DATA ->
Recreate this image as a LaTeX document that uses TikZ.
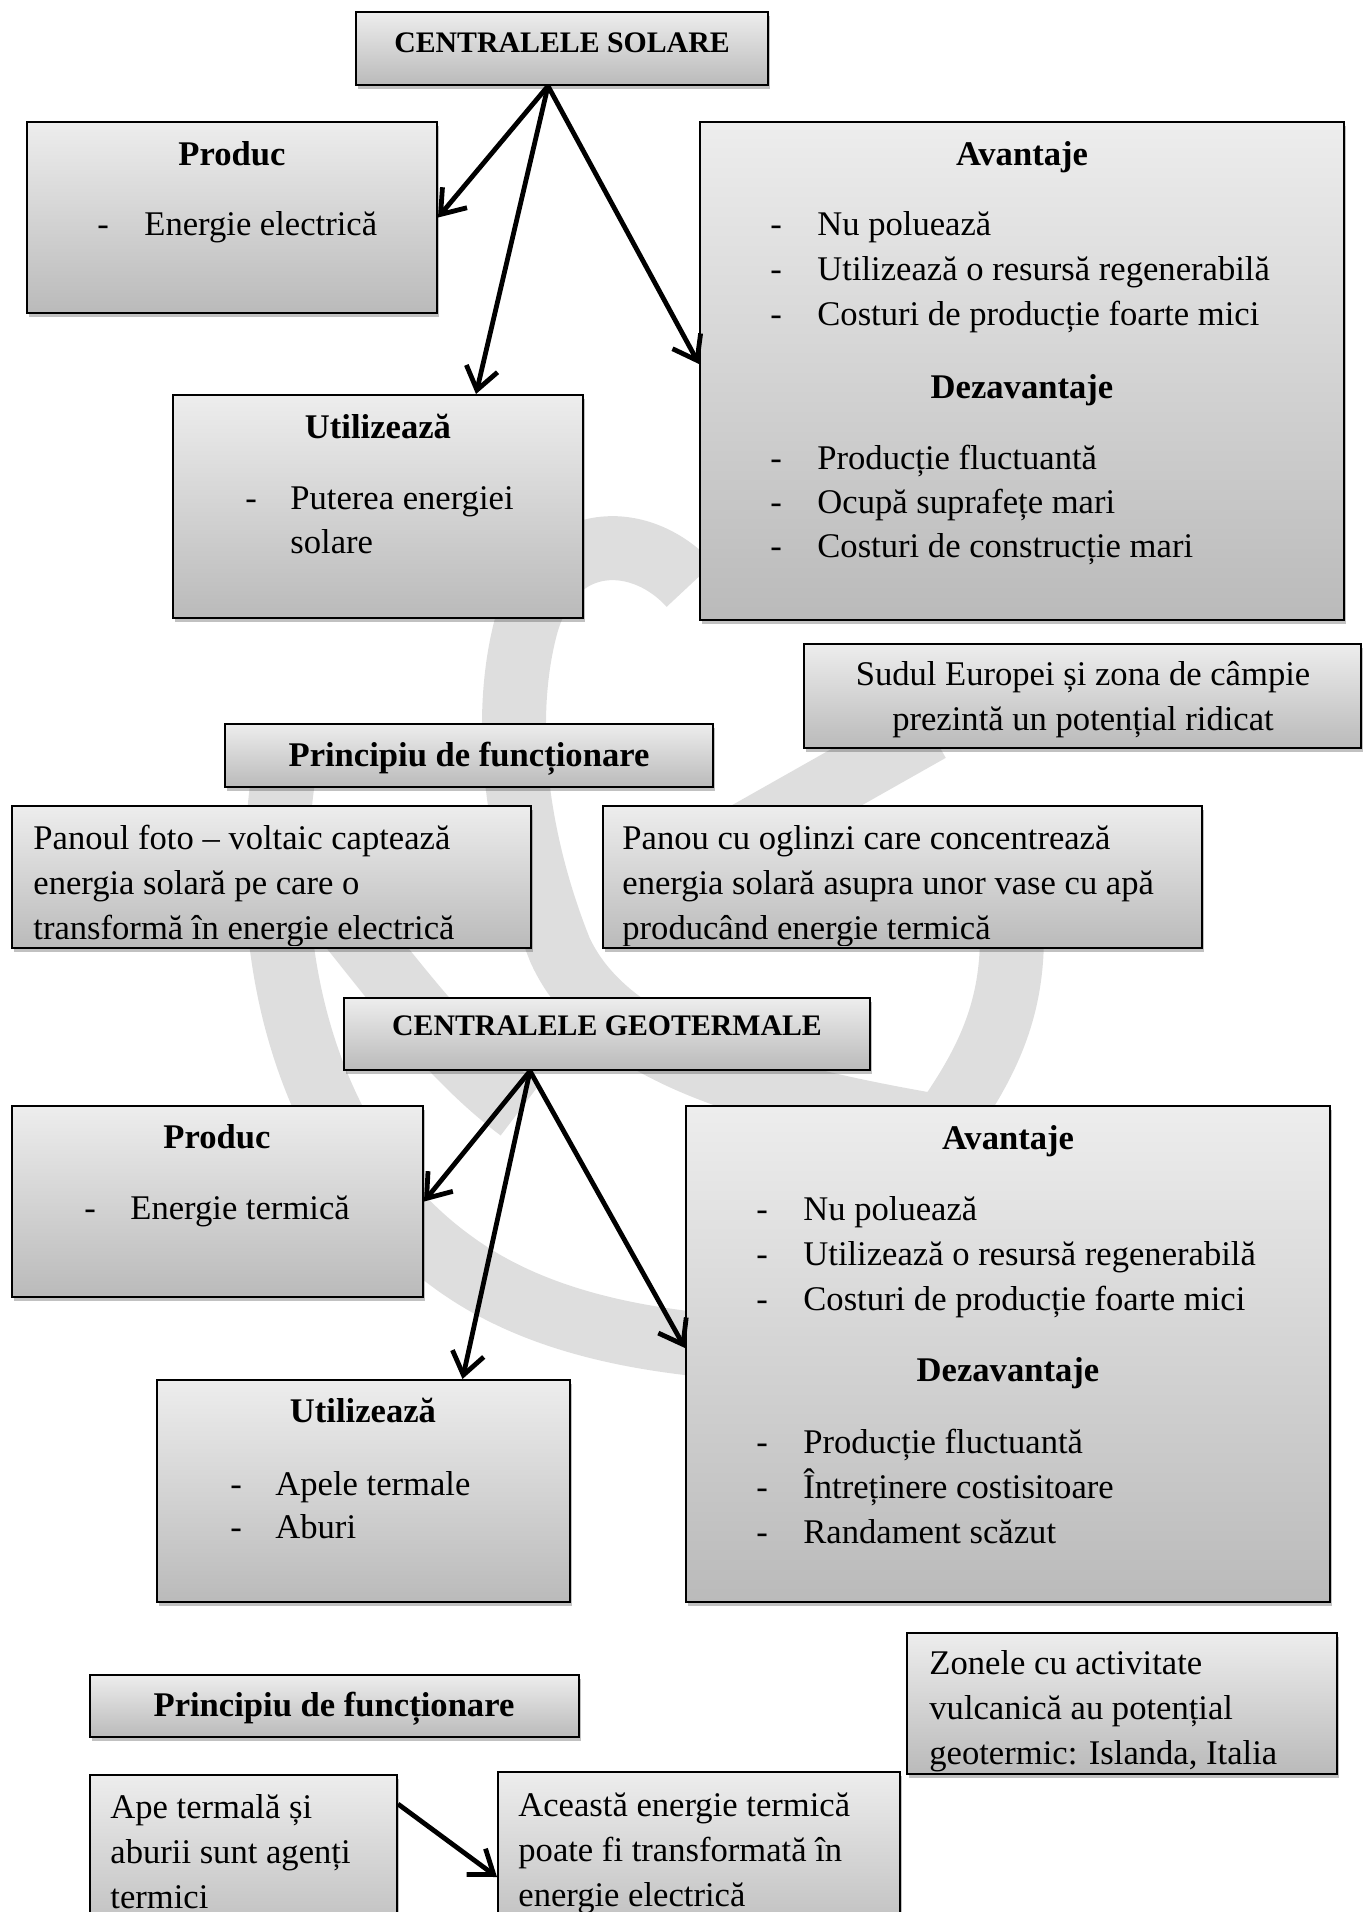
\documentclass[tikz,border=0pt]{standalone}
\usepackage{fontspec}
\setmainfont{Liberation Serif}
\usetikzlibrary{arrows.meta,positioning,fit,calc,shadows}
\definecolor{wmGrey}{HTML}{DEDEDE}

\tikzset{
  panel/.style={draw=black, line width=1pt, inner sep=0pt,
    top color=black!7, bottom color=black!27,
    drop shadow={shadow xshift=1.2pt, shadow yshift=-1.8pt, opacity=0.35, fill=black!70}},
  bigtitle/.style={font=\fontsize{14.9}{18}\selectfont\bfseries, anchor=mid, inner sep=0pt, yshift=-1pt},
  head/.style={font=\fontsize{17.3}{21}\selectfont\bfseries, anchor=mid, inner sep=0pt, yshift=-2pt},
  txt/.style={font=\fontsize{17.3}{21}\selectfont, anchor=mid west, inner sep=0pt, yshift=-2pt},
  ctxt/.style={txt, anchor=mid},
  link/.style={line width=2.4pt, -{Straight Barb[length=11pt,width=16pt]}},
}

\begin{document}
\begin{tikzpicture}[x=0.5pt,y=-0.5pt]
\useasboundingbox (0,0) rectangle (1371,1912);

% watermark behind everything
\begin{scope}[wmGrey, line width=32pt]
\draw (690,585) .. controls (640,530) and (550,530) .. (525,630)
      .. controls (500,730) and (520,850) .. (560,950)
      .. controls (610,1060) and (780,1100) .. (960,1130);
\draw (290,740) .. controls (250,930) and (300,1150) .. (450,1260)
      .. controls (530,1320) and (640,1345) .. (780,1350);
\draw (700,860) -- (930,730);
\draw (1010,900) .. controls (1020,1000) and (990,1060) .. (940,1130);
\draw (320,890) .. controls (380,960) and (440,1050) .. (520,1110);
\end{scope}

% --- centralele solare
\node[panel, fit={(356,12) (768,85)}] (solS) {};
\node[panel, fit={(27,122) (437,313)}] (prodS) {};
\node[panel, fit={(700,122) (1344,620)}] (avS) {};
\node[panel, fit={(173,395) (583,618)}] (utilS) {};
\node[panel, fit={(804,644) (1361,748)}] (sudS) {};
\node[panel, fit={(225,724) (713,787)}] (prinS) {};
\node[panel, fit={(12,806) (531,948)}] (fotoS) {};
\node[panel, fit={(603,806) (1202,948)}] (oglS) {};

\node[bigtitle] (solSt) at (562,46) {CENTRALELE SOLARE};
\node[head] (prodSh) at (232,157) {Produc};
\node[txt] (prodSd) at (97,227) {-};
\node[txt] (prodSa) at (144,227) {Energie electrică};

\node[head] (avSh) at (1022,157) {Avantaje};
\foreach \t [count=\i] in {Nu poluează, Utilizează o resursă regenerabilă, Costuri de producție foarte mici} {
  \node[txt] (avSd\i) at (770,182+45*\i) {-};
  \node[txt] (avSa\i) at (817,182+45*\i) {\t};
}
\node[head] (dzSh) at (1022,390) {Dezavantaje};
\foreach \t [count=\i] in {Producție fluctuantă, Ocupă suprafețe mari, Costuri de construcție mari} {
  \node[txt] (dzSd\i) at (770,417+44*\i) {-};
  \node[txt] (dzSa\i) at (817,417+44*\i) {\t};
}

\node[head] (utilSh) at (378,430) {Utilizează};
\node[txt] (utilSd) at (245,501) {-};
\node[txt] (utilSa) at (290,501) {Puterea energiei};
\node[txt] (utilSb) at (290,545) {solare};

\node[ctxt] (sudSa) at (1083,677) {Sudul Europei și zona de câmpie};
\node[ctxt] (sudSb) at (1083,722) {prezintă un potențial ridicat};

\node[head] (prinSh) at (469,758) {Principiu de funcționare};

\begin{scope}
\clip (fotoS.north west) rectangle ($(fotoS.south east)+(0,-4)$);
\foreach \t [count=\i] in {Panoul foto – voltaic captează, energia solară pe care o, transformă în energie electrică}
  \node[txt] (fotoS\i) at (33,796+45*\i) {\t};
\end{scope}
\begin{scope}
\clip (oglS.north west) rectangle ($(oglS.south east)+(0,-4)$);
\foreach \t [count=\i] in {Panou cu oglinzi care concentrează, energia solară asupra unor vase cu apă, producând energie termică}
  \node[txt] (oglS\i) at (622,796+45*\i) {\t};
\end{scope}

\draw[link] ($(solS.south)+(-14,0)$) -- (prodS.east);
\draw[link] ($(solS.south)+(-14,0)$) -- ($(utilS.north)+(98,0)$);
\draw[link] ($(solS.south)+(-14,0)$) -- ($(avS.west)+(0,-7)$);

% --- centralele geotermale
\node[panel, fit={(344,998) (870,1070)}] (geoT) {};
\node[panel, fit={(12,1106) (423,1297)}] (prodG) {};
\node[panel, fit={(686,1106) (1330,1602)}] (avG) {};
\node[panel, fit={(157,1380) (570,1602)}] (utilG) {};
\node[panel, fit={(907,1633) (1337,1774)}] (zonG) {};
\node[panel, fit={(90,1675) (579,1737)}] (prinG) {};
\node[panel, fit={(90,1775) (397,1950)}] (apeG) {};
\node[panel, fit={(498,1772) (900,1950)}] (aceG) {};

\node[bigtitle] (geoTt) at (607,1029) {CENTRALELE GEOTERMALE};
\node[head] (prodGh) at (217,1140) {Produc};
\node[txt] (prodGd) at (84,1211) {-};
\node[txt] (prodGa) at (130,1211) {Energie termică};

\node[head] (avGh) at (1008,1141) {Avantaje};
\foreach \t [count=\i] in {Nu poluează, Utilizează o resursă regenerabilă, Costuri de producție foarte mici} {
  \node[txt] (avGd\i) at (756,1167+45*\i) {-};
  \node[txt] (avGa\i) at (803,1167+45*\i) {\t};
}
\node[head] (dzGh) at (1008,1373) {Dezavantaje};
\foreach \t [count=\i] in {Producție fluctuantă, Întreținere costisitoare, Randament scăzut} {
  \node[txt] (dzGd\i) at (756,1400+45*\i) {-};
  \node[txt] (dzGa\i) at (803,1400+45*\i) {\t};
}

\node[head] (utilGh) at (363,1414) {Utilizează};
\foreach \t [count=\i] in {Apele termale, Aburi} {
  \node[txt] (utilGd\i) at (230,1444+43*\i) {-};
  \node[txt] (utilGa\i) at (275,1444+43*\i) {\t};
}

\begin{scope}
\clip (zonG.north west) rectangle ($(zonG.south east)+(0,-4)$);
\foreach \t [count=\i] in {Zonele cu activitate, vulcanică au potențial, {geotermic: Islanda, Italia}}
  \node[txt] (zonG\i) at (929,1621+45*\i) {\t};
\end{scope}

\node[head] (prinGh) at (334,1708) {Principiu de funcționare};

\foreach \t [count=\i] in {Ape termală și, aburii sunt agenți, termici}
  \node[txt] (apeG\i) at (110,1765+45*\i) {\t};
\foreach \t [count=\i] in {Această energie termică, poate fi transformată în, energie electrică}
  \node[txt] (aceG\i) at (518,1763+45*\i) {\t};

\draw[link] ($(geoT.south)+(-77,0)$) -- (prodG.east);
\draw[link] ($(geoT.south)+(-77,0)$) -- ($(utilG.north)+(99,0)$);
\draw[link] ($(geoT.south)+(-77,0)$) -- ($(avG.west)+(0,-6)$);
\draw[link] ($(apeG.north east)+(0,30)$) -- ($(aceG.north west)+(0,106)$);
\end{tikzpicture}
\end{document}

JOB ->
Take the material above from its first line through the line holding "(0,0) rectangle (1371,1912);" and set it down exactly, without the pictures.

SOLVED PROBLEM ->
Recreate this image as a LaTeX document that uses TikZ.
\documentclass[tikz,border=0pt]{standalone}
\usepackage{fontspec}
\setmainfont{Liberation Serif}
\usetikzlibrary{arrows.meta,positioning,fit,calc,shadows}
\definecolor{wmGrey}{HTML}{DEDEDE}

\tikzset{
  panel/.style={draw=black, line width=1pt, inner sep=0pt,
    top color=black!7, bottom color=black!27,
    drop shadow={shadow xshift=1.2pt, shadow yshift=-1.8pt, opacity=0.35, fill=black!70}},
  bigtitle/.style={font=\fontsize{14.9}{18}\selectfont\bfseries, anchor=mid, inner sep=0pt, yshift=-1pt},
  head/.style={font=\fontsize{17.3}{21}\selectfont\bfseries, anchor=mid, inner sep=0pt, yshift=-2pt},
  txt/.style={font=\fontsize{17.3}{21}\selectfont, anchor=mid west, inner sep=0pt, yshift=-2pt},
  ctxt/.style={txt, anchor=mid},
  link/.style={line width=2.4pt, -{Straight Barb[length=11pt,width=16pt]}},
}

\begin{document}
\begin{tikzpicture}[x=0.5pt,y=-0.5pt]
\useasboundingbox (0,0) rectangle (1371,1912);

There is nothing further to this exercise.